Students of For-Profit School Face Arbitration

     (CN) – An arbitrator must resolve unfair competition and false advertising claims against the for-profit education company Corinthian Colleges, the 9th Circuit ruled Monday.
     The federal appeals court in Pasadena found that a California rule that had exempted such claims for “public injunctive relief” from arbitration is no longer valid in light of recent Supreme Court rulings.
     In two proposed class actions consolidated in Santa Ana, lead plaintiffs Kevin Ferguson and Sandra Muniz alleged that Corinthian, which operates for-profit colleges throughout the country under the names Everest Institute and Heald College, misled students as to the quality of its education, its schools’ accreditation, and students’ job prospects after graduation, among other things. They also claimed that Corinthian misled students into applying for federal financial aid, and that it specifically targeted veterans. The consolidated federal action proposed a class that included all students who enrolled in an Everest school after approximately January 24, 2005, or a Heald school after approximately January 24, 2009.

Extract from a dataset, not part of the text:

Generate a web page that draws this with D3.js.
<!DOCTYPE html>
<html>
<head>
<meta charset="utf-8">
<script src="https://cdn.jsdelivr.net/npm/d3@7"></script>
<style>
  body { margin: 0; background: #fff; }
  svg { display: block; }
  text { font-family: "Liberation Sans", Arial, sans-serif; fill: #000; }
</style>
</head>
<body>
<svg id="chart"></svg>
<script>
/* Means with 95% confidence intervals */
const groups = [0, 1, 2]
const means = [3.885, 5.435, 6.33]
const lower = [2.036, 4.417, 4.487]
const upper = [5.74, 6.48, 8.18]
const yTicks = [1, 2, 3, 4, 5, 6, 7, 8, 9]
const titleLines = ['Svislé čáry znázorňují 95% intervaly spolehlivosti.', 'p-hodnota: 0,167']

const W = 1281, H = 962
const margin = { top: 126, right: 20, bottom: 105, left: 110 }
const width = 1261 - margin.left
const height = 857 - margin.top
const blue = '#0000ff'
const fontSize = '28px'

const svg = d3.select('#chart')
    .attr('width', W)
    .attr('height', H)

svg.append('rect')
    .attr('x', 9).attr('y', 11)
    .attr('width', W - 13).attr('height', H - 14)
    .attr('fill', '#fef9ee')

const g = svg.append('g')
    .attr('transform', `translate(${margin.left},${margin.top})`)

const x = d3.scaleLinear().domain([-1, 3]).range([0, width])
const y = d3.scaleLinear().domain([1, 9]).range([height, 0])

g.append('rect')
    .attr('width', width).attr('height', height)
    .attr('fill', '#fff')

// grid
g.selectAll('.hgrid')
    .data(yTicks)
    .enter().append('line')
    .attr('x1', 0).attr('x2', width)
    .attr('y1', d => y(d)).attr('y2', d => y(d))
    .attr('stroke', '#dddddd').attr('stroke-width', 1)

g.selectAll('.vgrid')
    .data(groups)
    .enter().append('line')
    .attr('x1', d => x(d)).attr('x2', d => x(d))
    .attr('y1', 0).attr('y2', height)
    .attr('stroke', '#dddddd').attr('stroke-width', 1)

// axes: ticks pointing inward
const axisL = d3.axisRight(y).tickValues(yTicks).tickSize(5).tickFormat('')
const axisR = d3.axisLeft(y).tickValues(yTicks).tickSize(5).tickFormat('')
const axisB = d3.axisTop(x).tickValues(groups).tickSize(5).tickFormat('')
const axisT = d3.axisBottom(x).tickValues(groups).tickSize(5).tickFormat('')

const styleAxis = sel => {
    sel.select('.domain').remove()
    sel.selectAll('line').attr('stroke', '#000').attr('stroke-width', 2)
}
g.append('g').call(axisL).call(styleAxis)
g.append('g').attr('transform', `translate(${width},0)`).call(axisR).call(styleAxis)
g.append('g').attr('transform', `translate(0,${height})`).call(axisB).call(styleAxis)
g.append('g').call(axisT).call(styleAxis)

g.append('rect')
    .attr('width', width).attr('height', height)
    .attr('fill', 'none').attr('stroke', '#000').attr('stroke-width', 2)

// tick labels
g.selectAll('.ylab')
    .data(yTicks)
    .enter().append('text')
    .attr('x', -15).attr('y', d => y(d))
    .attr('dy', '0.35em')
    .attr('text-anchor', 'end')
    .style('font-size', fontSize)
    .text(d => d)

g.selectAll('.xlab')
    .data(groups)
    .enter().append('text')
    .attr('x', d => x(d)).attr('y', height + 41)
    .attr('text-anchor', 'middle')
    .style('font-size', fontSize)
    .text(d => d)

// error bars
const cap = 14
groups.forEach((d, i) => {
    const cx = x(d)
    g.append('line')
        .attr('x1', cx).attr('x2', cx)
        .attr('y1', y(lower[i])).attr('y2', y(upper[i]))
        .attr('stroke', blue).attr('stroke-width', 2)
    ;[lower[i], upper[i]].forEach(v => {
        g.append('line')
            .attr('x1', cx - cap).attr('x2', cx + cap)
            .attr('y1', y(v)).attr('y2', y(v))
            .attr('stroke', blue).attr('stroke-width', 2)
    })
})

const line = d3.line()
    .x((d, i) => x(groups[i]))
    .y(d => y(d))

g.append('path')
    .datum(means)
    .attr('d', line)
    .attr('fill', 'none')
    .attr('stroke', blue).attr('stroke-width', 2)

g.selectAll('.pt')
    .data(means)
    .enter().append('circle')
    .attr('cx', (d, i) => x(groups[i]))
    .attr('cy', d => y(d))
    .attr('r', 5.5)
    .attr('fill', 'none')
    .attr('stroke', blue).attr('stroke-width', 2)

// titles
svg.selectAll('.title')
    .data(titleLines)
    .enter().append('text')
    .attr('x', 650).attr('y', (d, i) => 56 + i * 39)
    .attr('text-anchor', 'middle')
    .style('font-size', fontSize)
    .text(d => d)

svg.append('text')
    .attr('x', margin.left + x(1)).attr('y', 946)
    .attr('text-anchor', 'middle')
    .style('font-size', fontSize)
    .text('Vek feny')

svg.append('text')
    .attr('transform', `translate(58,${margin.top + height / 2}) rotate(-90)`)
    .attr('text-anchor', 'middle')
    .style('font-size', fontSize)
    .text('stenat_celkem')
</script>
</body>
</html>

     Corinthian moved to compel arbitration on all seven of the plaintiffs’ claims, citing an arbitration clause in its enrollment agreements.
     U.S. District Judge David Carter agreed as to most of the claims, but denied to compel arbitration for the plaintiffs’ claims for injunctive relief under California’s unfair competition law, false advertising law and Consumer Legal Remedies Act.
     In doing so, Judge Carter referred to the California Supreme Court’s so-called Broughton-Cruz rule, which had for years exempted from arbitration claims “for the benefit of the general public rather than the party bringing the action,” based on a perceived conflict between arbitration and the state’s Consumer Legal Remedies Act.
     Noting the U.S. Supreme Court’s recent expansive reading of the Federal Arbitration Act, a three-judge panel of the 9th Circuit reversed on Monday,
     “Just a few months ago, the Supreme Court reiterated that ‘courts must ‘rigorously enforce’ arbitration agreements according to their terms,” Judge Richard Clifton Wrote for the panel.
     That and other recent rulings “strongly suggests even where a specific remedy has implications for the public at large, it must be arbitrated under the FAA if the parties have agreed to arbitrate it,” he added.
     The panel reversed the lower court’s ruling and remanded the case, ordering a stay of the lawsuit pending arbitration of all the plaintiffs’ claims.